For some investors, group annuities may provide meaningful stability within a diversified retirement portfolio. For others, they may serve as a tool for creating more predictable retirement income while reducing dependence on market performance alone.
Before choosing any annuity, it helps to step back and evaluate how the investment fits within your overall wealth strategy.
Questions worth considering include:
- What level of market risk are you comfortable taking?
- How important is a guaranteed income during retirement?
- Will you need liquidity or flexibility in the near future?
- How much growth exposure do you want in your retirement portfolio?
- Does this investment support your long-term lifestyle goals?
Retirement planning is rarely about chasing a single “perfect” product. More often, it’s about building a thoughtful strategy that supports both financial confidence and quality of life over time.
Find the Right Balance for Your Financial Future With Bradley Wealth
Understanding different group annuity types is ultimately about finding the right balance between growth, stability, flexibility, and long-term income planning.
The most effective retirement strategies are rarely built around a single option.
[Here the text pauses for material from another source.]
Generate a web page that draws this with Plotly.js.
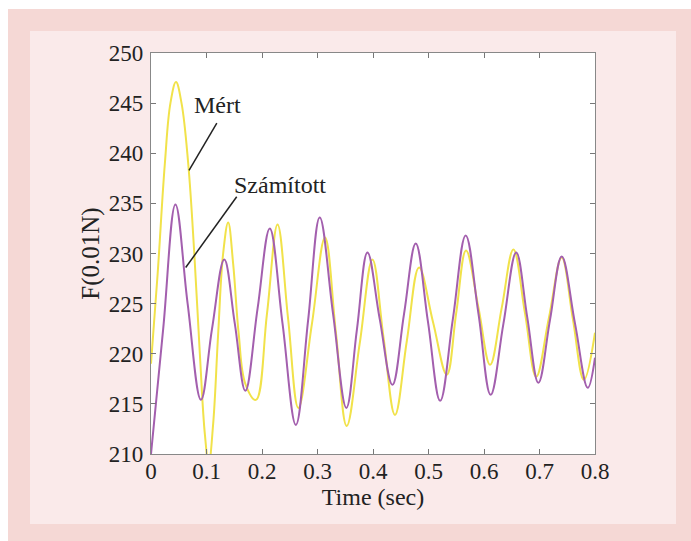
<!DOCTYPE html>
<html>
<head>
<meta charset="utf-8">
<script src="https://cdn.plot.ly/plotly-3.0.1.min.js"></script>
<style>
  html, body { margin: 0; padding: 0; background: #ffffff; }
  #chart { width: 691px; height: 541px; }
</style>
</head>
<body>
<div id="chart"></div>
<script>
// Measured (Mért) series
const mertTime = [0, 0.012, 0.025, 0.035, 0.045, 0.055, 0.067, 0.078, 0.088, 0.097, 0.104, 0.112, 0.121, 0.130, 0.139, 0.148, 0.158, 0.170, 0.189, 0.209, 0.228, 0.247, 0.2655, 0.290, 0.3135, 0.333, 0.3526, 0.376, 0.399, 0.419, 0.4396, 0.461, 0.483, 0.508, 0.533, 0.550, 0.5676, 0.590, 0.611, 0.632, 0.653, 0.674, 0.694, 0.717, 0.740, 0.760, 0.780, 0.800];
const mertForce = [219, 228, 239, 245, 247.1, 245, 239, 230, 220, 212, 209, 213, 222, 230, 233.1, 229, 222, 217, 215.4, 224, 232.9, 223.5, 214.6, 223, 231.6, 222.2, 212.8, 221, 229.4, 221.6, 213.9, 221.3, 228.6, 223.2, 217.9, 224.1, 230.3, 224.6, 218.9, 224.6, 230.4, 224, 217.7, 223.6, 229.6, 223.5, 217.4, 222.1];

// Computed (Számított) series
const szamTime = [0, 0.022, 0.044, 0.066, 0.090, 0.110, 0.132, 0.151, 0.170, 0.192, 0.214, 0.237, 0.261, 0.283, 0.304, 0.328, 0.352, 0.371, 0.390, 0.412, 0.435, 0.456, 0.477, 0.499, 0.521, 0.544, 0.567, 0.590, 0.612, 0.635, 0.658, 0.678, 0.698, 0.719, 0.740, 0.764, 0.787, 0.800];
const szamForce = [210, 222.5, 234.9, 225, 215.4, 222.5, 229.4, 223, 216.3, 224.5, 232.5, 223, 212.9, 223.3, 233.6, 224, 214.6, 222.4, 230.1, 223.5, 216.9, 224, 231.0, 223.2, 215.3, 223.5, 231.8, 224, 215.9, 223, 230.1, 223.6, 217.1, 223.4, 229.7, 223, 216.6, 219.6];

// Axis ticks
const xTicks = [0, 0.1, 0.2, 0.3, 0.4, 0.5, 0.6, 0.7, 0.8];
const yTicks = [210, 215, 220, 225, 230, 235, 240, 245, 250];

const serif = '"Liberation Serif", "Times New Roman", serif';

const traces = [
  { x: mertTime, y: mertForce, type: 'scatter', mode: 'lines', name: 'Mért',
    line: { color: '#f1e24a', width: 2, shape: 'spline', smoothing: 1.1 } },
  { x: szamTime, y: szamForce, type: 'scatter', mode: 'lines', name: 'Számított',
    line: { color: '#a35fae', width: 2, shape: 'spline', smoothing: 1.1 } }
];

const layout = {
  width: 691, height: 541,
  margin: { l: 151, r: 96, t: 53, b: 87 },
  paper_bgcolor: '#ffffff',
  plot_bgcolor: '#ffffff',
  showlegend: false,
  font: { family: serif, size: 23, color: '#222222' },
  xaxis: {
    range: [0, 0.8], tickvals: xTicks, ticktext: xTicks.map(String),
    ticks: 'inside', ticklen: 5, tickcolor: '#777', mirror: 'ticks',
    showline: true, linecolor: '#888', linewidth: 1.2,
    showgrid: false, zeroline: false, ticklabelstandoff: -4,
    automargin: true,
    tickfont: { family: serif, size: 23, color: '#222' },
    title: { text: 'Time (sec)', font: { family: serif, size: 24, color: '#222' }, standoff: 0 }
  },
  yaxis: {
    range: [210, 250], tickvals: yTicks, ticktext: yTicks.map(String),
    ticks: 'inside', ticklen: 5, tickcolor: '#777', mirror: 'ticks',
    showline: true, linecolor: '#888', linewidth: 1.2,
    showgrid: false, zeroline: false, ticklabelstandoff: 2,
    tickfont: { family: serif, size: 23, color: '#222' },
    title: { text: 'F(0.01N)', font: { family: serif, size: 25, color: '#222' }, standoff: 2 }
  },
  shapes: [
    { type: 'rect', xref: 'paper', yref: 'paper', x0: -0.3221, x1: 1.2162, y0: -0.217, y1: 1.1097,
      fillcolor: '#f5d8d5', line: { width: 0 }, layer: 'below' },
    { type: 'rect', xref: 'paper', yref: 'paper', x0: -0.2725, x1: 1.1824, y0: -0.1746, y1: 1.0549,
      fillcolor: '#faeaea', line: { width: 0 }, layer: 'below' },
    { type: 'rect', xref: 'paper', yref: 'paper', x0: 0, x1: 1, y0: 0, y1: 1,
      fillcolor: '#ffffff', line: { width: 0 }, layer: 'below' },
    { type: 'line', xref: 'x', yref: 'y', x0: 0.1186, y0: 243.0, x1: 0.0685, y1: 238.3,
      line: { color: '#222', width: 1.5 } },
    { type: 'line', xref: 'x', yref: 'y', x0: 0.1544, y0: 235.66, x1: 0.0625, y1: 228.6,
      line: { color: '#222', width: 1.5 } }
  ],
  annotations: [
    { x: 0.1207, y: 244.8, xref: 'x', yref: 'y', text: 'Mért', showarrow: false,
      font: { family: serif, size: 24, color: '#222' } },
    { x: 0.2324, y: 236.8, xref: 'x', yref: 'y', text: 'Számított', showarrow: false,
      font: { family: serif, size: 24, color: '#222' } }
  ]
};

Plotly.newPlot('chart', traces, layout, { staticPlot: true, displayModeBar: false });
</script>
</body>
</html>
Instead, they are designed around your broader vision for the future. At Bradley Wealth, we believe financial planning should support more than just numbers on a statement.
Schedule a private consultation with our team today to learn how we can help you!
FAQs on Group Annuities
A group annuity is a retirement product offered through an employer or pension plan that helps participants build retirement income and tax-deferred savings.
The three main group annuity types are fixed, variable, and indexed annuities, each offering different levels of growth potential and risk.
Group annuities can support retirement planning for investors seeking income stability, tax advantages, or long-term diversification.
Potential risks include limited liquidity, surrender charges, market volatility, and lower growth potential depending on the annuity type.
Group annuities are offered through employers or organizations, while individual annuities are purchased directly by a single investor.